Les éditions l’Arachnéen, Deligny, les lignes d’erre et Janmari


Les éditions L’Arachnéen imposent depuis leur création une ligne éditoriale aussi exigeante que hors norme. En 2007, elle s’impose par un geste éditorial important et imposant. En éditant les Œuvres de Fernand Deligny, L’Arachnéen trace une ligne précieuse, celle qui donne son titre à la présentation du volume par Sandra Alvarez de Toledo, « L’inactualité de Fernand Deligny ». Engagé dans les marges de la pédagogie et de la psychanalyse (notamment autour de l’autisme), Deligny ouvre une expérience inédite, en discussion permanente. Il accompagne et pense la folie (la grande cordée ou la Borde pour ne citer que les plus connus). Il invente des espaces sans imposer une doctrine. L’homme et l’œuvre sont complexes. Ils prennent des formes variées (écriture, revues, films, photographie, dessin). J’avais évoqué il y a quelques temps le film Le Moindre geste.


Au printemps 2013, les éditions L’Arachnéen ont publié trois volumes importants : Le Mur de Lisa Pomnenka d’Otto B. Kraus dont on a publié des extraits ici et ici. On signale une rencontre le 3 juillet 2013 au CNL autour de ce livre de Kraus avec Catherine Coquio, Georges-Arthur Goldschmidt, Pierre Pachet et Annette Wieviorka.

Deux autres volumes méritent toute l’attention : Cartes et lignes d’erre. Traces du réseau de Fernand Deligny, 1969-1979 et Journal de Janmari.




Les Cartes et lignes d’erre prolongent et accompagnent le travail éditorial autour de Deligny. Donner une parole, un langage, accompagner les dispositifs linguistiques et comportementaux de ceux qu’on ne regarde plus comme appartenant au langage. Il s’agit d’inventer des traces, au double sens de l’invention c’est-à-dire à la fois trouver ce qui est enfoui et construire ce qui n’existait pas. Les Cartes et lignes d’erre donnent littéralement à voir ces inventions. Ecrire l’espace, le trajet, le déplacement est donc une manière de s’inscrire dans l’espace et d’inventer un espace commun, de rapprocher les mondes. Deligny donne un langage plastique au mutisme et nous permet de saisir l’épaisseur et la fragilité d’une trajectoire. Ces cartes sont donc les transcriptions des gestes et des trajectoires des jeunes encadrés par les éducateurs, les accompagnants. C’est bien un espace d’écriture hors du commun qu’offrent les éditions L’Arachnéen.
Le volume bilingue accompagne chaque dessin d’une présentation qui contextualise de manière précise la situation dans laquelle le dessin a été réalisé.
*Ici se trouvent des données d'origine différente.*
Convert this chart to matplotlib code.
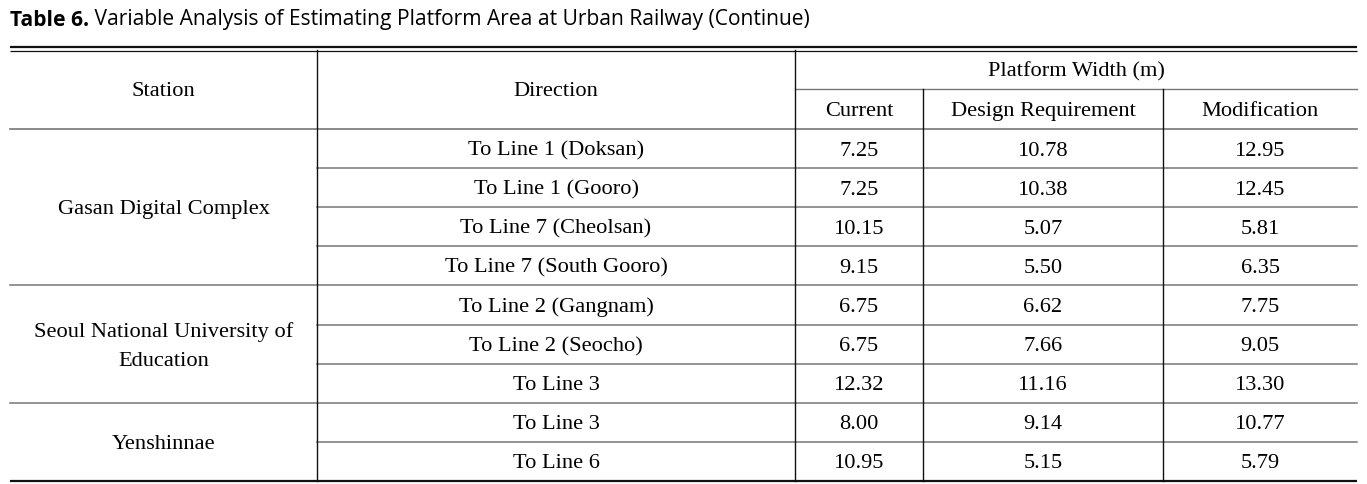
import matplotlib
matplotlib.use("Agg")
import matplotlib.pyplot as plt

# ---- data ----
stations = ["Gasan Digital Complex", "Seoul National University of\nEducation", "Yenshinnae"]
station_rows = [4, 3, 2]
directions = ["To Line 1 (Doksan)", "To Line 1 (Gooro)", "To Line 7 (Cheolsan)",
              "To Line 7 (South Gooro)", "To Line 2 (Gangnam)", "To Line 2 (Seocho)",
              "To Line 3", "To Line 3", "To Line 6"]
current = [7.25, 7.25, 10.15, 9.15, 6.75, 6.75, 12.32, 8.00, 10.95]
design = [10.78, 10.38, 5.07, 5.50, 6.62, 7.66, 11.16, 9.14, 5.15]
modification = [12.95, 12.45, 5.81, 6.35, 7.75, 9.05, 13.30, 10.77, 5.79]
col_headers = ["Station", "Direction", "Platform Width (m)"]
sub_headers = ["Current", "Design Requirement", "Modification"]
title_bold = "Table 6."
title_rest = " Variable Analysis of Estimating Platform Area at Urban Railway (Continue)"

W, H = 1367, 485
fig = plt.figure(figsize=(W / 100, H / 100), dpi=100)
ax = fig.add_axes([0, 0, 1, 1])
ax.set_xlim(0, W)
ax.set_ylim(H, 0)
ax.axis("off")

serif = "Liberation Serif"
fs = 16.1
x0, x1 = 10, 1357
xs = [x0, 317, 795, 923, 1163, x1]
y_top = 51
y_h1 = 90
y_h2 = 130
row_h = 39.1
n = len(directions)
y_rows = [y_h2 + i * row_h for i in range(n + 1)]

dark = "#111111"
gray = "#777777"

# title
tfs = 15.1
t = ax.text(10, 20, title_bold, fontsize=tfs, fontweight="bold", family="Open Sans",
            va="center", ha="left")
fig.canvas.draw()
bb = t.get_window_extent()
t2 = ax.text(10 + bb.width, 20, title_rest, fontsize=tfs, family="Open Sans",
             va="center", ha="left")

# top double line
ax.plot([x0, x1], [48, 48], color=dark, lw=1.6, solid_capstyle="butt")
ax.plot([x0, x1], [51.5, 51.5], color=dark, lw=0.9, solid_capstyle="butt")
# bottom line
ax.plot([x0, x1], [y_rows[-1], y_rows[-1]], color=dark, lw=1.6, solid_capstyle="butt")

# header lines
ax.plot([xs[2], x1], [y_h1, y_h1], color=gray, lw=1.0)
ax.plot([x0, x1], [y_h2, y_h2], color=gray, lw=1.2)

# row lines
boundaries = set()
acc = 0
for r in station_rows[:-1]:
    acc += r
    boundaries.add(acc)
for i in range(1, n):
    xstart = x0 if i in boundaries else xs[1]
    ax.plot([xstart, x1], [y_rows[i], y_rows[i]], color=gray, lw=1.1)

# vertical lines
for xv in xs[1:3]:
    ax.plot([xv, xv], [y_top, y_rows[-1]], color=dark, lw=1.0)
for xv in xs[3:5]:
    ax.plot([xv, xv], [y_h1, y_rows[-1]], color=dark, lw=1.0)

# headers
ax.text((xs[0] + xs[1]) / 2, (y_top + y_h2) / 2 + 1.5, col_headers[0], family=serif, fontsize=fs,
        ha="center", va="center")
ax.text((xs[1] + xs[2]) / 2, (y_top + y_h2) / 2 + 1.5, col_headers[1], family=serif, fontsize=fs,
        ha="center", va="center")
ax.text((xs[2] + xs[5]) / 2, (y_top + y_h1) / 2 + 1.5, col_headers[2], family=serif, fontsize=fs,
        ha="center", va="center")
for j, s in enumerate(sub_headers):
    ax.text((xs[2 + j] + xs[3 + j]) / 2, (y_h1 + y_h2) / 2 + 1.5, s, family=serif, fontsize=fs,
            ha="center", va="center")

# stations
start = 0
for s, r in zip(stations, station_rows):
    yc = (y_rows[start] + y_rows[start + r]) / 2 + 1.5
    ax.text((xs[0] + xs[1]) / 2, yc, s, family=serif, fontsize=fs, ha="center",
            va="center", linespacing=1.67)
    start += r

# data rows
for i in range(n):
    yc = (y_rows[i] + y_rows[i + 1]) / 2 + 1.5
    ax.text((xs[1] + xs[2]) / 2, yc, directions[i], family=serif, fontsize=fs,
            ha="center", va="center")
    for j, vals in enumerate([current, design, modification]):
        ax.text((xs[2 + j] + xs[3 + j]) / 2, yc, f"{vals[i]:.2f}", family=serif,
                fontsize=fs, ha="center", va="center")

fig.savefig("out.png", dpi=100, facecolor="white")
L’ensemble est une expérience intense, d’une beauté plastique saisissante.











La première photo dans les Œuvres de Fernand Deligny est celle de Janmari, enfant en 1969 (p.20). Grand mutique, Janmari meurt en 2002. Durant la dernière année de sa vie, Gisèle Durand a accompagné Janmari dans des séances d’écriture, des gestes scripturaux à la marge du commun. Comme pour les Cartes et lignes d’erre, l’édition du Journal de Janmari est particulièrement soignée, claire, les reproductions sont d’une qualité tout à fait exceptionnelle. Le Journal de Janmari est une exploration graphique intense faite de petites vagues et de cercles accumulés au crayon ou au stylo. De pages en pages, on est aspiré par un monde inconnu qui s’impose par sa profondeur. La lecture est ici une expérience radicale et troublante qui ne laisse pas indemne. Faire face à l’inconnu et à l’altérité qui n’est pourtant pas étrangère.